‘A Gaza Weekend’ Hits Comedic Overtones Without “Cheapening the Suffering”  

Films can be given life or put to death in Cannes. Many are born from meetings there. But very few are dreamed up in a rush on the beach while trying to impress an industry exec. A Gaza Weekend is a rare exception, beginning its unlikely journey at the 2009 edition of the festival, where Basil Khalil was casually asked by a sales agent what project he was working on next. 

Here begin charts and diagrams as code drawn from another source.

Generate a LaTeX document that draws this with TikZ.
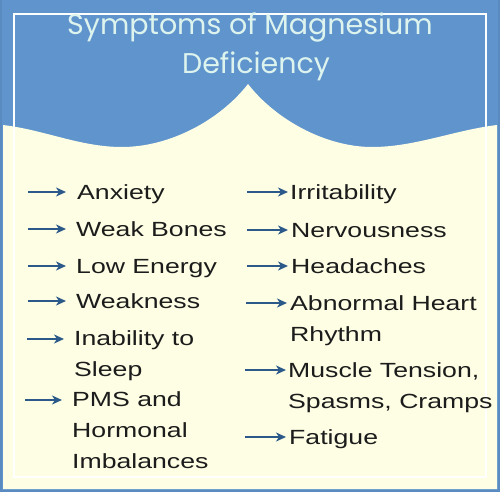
\documentclass[tikz,border=0pt]{standalone}
\usepackage{fontspec}
\setmainfont{Liberation Sans}[FakeStretch=1.3]
\newfontfamily\titlefont{Poppins}
\usetikzlibrary{arrows.meta}
\definecolor{bgblue}{HTML}{6094CD}
\definecolor{edgeblue}{HTML}{5A8BC0}
\definecolor{cream}{HTML}{FEFEE4}
\definecolor{titlecol}{HTML}{DDF4EE}
\definecolor{arrowcol}{HTML}{2B5A8A}
\definecolor{txtcol}{HTML}{1C1C1C}
\tikzset{
  item/.style={anchor=base west, inner sep=0pt, text=txtcol, align=left,
    font=\fontsize{20.5}{31}\selectfont},
  ttl/.style={anchor=base, inner sep=0pt, text=titlecol,
    font=\titlefont\fontsize{28.5}{36}\selectfont},
  arr/.style={draw=arrowcol, line width=2.2pt,
    -{Stealth[length=10pt,width=9pt,inset=3pt]}},
}
\begin{document}
\begin{tikzpicture}[x=1pt,y=-1pt]
\useasboundingbox (0,0) rectangle (500,492);
\fill[edgeblue] (0,0) rectangle (500,492);
\fill[bgblue] (2,0) rectangle (498,490);
% cream wave region
\fill[cream] (3,125) .. controls (45,130) and (80,147) .. (122,147)
  .. controls (170,147) and (220,120) .. (248,84)
  .. controls (276,120) and (326,147) .. (372,147)
  .. controls (415,147) and (455,130) .. (497,125)
  -- (497,489) -- (3,489) -- cycle;
\draw[white, line width=1.5pt] (14,14) rectangle (486,477);
% title
\node[ttl] (t1) at (250,35) {Symptoms of Magnesium};
\node[ttl] (t2) at (256,74) {Deficiency};
% left column (multi-line nodes: coordinate is the last line's baseline)
\node[item] (l1) at (77,199) {Anxiety};
\node[item] (l2) at (76,236) {Weak Bones};
\node[item] (l3) at (76,273) {Low Energy};
\node[item] (l4) at (76,308) {Weakness};
\node[item] (l5) at (74,376) {Inability to\\Sleep};
\node[item] (l6) at (72,468) {PMS and\\Hormonal\\Imbalances};
% right column
\node[item] (r1) at (290,199) {Irritability};
\node[item] (r2) at (291,237) {Nervousness};
\node[item] (r3) at (291,273) {Headaches};
\node[item] (r4) at (290,341) {Abnormal Heart\\Rhythm};
\node[item] (r5) at (288,408) {Muscle Tension,\\Spasms, Cramps};
\node[item] (r6) at (289,444) {Fatigue};
% arrow coordinates
\coordinate (la1) at (28,192); \coordinate (lb1) at (66,192);
\coordinate (la2) at (28,229); \coordinate (lb2) at (66,229);
\coordinate (la3) at (28,266); \coordinate (lb3) at (66,266);
\coordinate (la4) at (28,301); \coordinate (lb4) at (66,301);
\coordinate (la5) at (27,339); \coordinate (lb5) at (64,339);
\coordinate (la6) at (25,400); \coordinate (lb6) at (62,400);
\coordinate (ra1) at (247,192); \coordinate (rb1) at (288,192);
\coordinate (ra2) at (247,230); \coordinate (rb2) at (288,230);
\coordinate (ra3) at (247,266); \coordinate (rb3) at (288,266);
\coordinate (ra4) at (246,303); \coordinate (rb4) at (287,303);
\coordinate (ra5) at (245,370); \coordinate (rb5) at (286,370);
\coordinate (ra6) at (245,437); \coordinate (rb6) at (286,437);
\foreach \i in {1,...,6}{
  \draw[arr] (la\i) -- (lb\i);
  \draw[arr] (ra\i) -- (rb\i);
}
\end{tikzpicture}
\end{document}
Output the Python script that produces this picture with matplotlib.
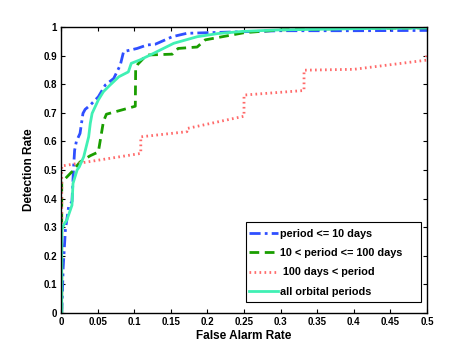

“And I had absolutely nothing,” he tells  . Not wanting to admit his creative shortcomings, the British-Palestinian filmmaker quickly came up with a project off the top of his head. “Swine flu had been in the news at the time, so I just said, ‘Ok, so there’s a virus in Israel and the only safe place is Gaza.’ And that’s all I had.” And did it have a name? “Er, Kosher Swine Flu!” It worked. She was impressed, asking if he had a script. “So I lied again, and said yeah,” he admits. Excited about helping get the wheels moving on this clearly darkly-comic project — which five minutes earlier hadn’t existed — the exec put Khalil in touch with the Sundance Labs. A hastily written pitch later, and Khalil soon found himself part of a program in Jordan. 

13 years on from its peculiar beachside origins in France and A Gaza Weekend — which Kosher Swine Flu would eventually become — is now getting its world premiere in TIFF. Much has happened since. Khalil was Oscar-nominated for his acclaimed 2015 short Ave Marie (an equally absurd plot involving Israeli settlers who crash into a West Bank nunnery and a project that was mostly made as a proof of concept to show you could make funny Palestinian films). There’s also been the pandemic, giving Khalil’s feature some alarming levels of poignancy. 

Following a British TV journalist (Stephen Mangan) and his Israeli girlfriend (Mouna Hawa), the plot sees Israel cut off from the rest of the world after the outbreak of the deadly virus ARS. With Gaza now considered the safest place to be and the two seeking to escape, they pay Palestinian smugglers to get them over the border, only to find that the smugglers are actually loveably hapless market traders (played by Adam Bakri and Loui Nofi), partially inspired by Del Boy and Rodney in Only Fools and Horses and wheeler dealers types forever chasing the next business opportunity. Chaos ensues.

There’s much to laugh about A Gaza Weekend. The name ARS is an obvious starting point, which alongside the real-life Acute Respiratory Syndrome acronym, has dual-meaning in both English and Arabic (in which Khalil says the word means “something like mother-fucking bastard”). And early on in the film a Gaza resident is seen holding a sign saying “Bring Back the Blockade” as Israelis threaten to pour into the territory. 

Khalil says that particular joke was only put in because it really happened. At the start of the COVID-19 pandemic, due to its almost prison-like status, Gaza was Coronavirus-free as the virus sprung up in Israel (the virus eventually entered the territory in the summer of 2020 when students returned home from Egyptian universities). “I saw on Twitter people from Gaza saying ‘the only good thing to come out of the blockade is that we don’t have COVID,’” he says. “So I was like, Ok, they’ve got a sense of humor, I’m not mocking their situation.”

Because, despite its setting and clear comic overtones, A Gaza Weekend doesn’t seek to poke fun at anyone or cheapen anyone’s genuine plight. “It’s coming from love and we’re showcasing people and their beautiful moments, their flaws, their happiness, and in a non-judgmental way,” says Khalil, who was born in Nazareth and based many of the characters on people he knows. “And I think there have been really good comedies done on much worse disasters, like the Holocaust. If you look at Life is Beautiful and Jojo Rabbit, they were also mocking the absurdity of the situation, and weren’t cheapening the suffering.”

Similarly, Khalil says A Gaza Weekend sticks its satirical stick in the idea of a powerful country constantly crushing the weak. “You’ve got a nation that’s being crushed by a self-declared democracy, and that is a big absurdity. But now, suddenly the weak are strong.”

Naturally, it was only apt that a film about a virus outbreak got caught up in the COVID-19 pandemic itself. Filming started in Israel in February 2020 as it loomed on the horizon and by mid-March Khalil and his team had to promptly shut down, literally running to the airport the following morning as hotels kicked them out and flights were canceled. Production would pause for an entire year before resuming in the spring of 2021, when it started again in Jordan.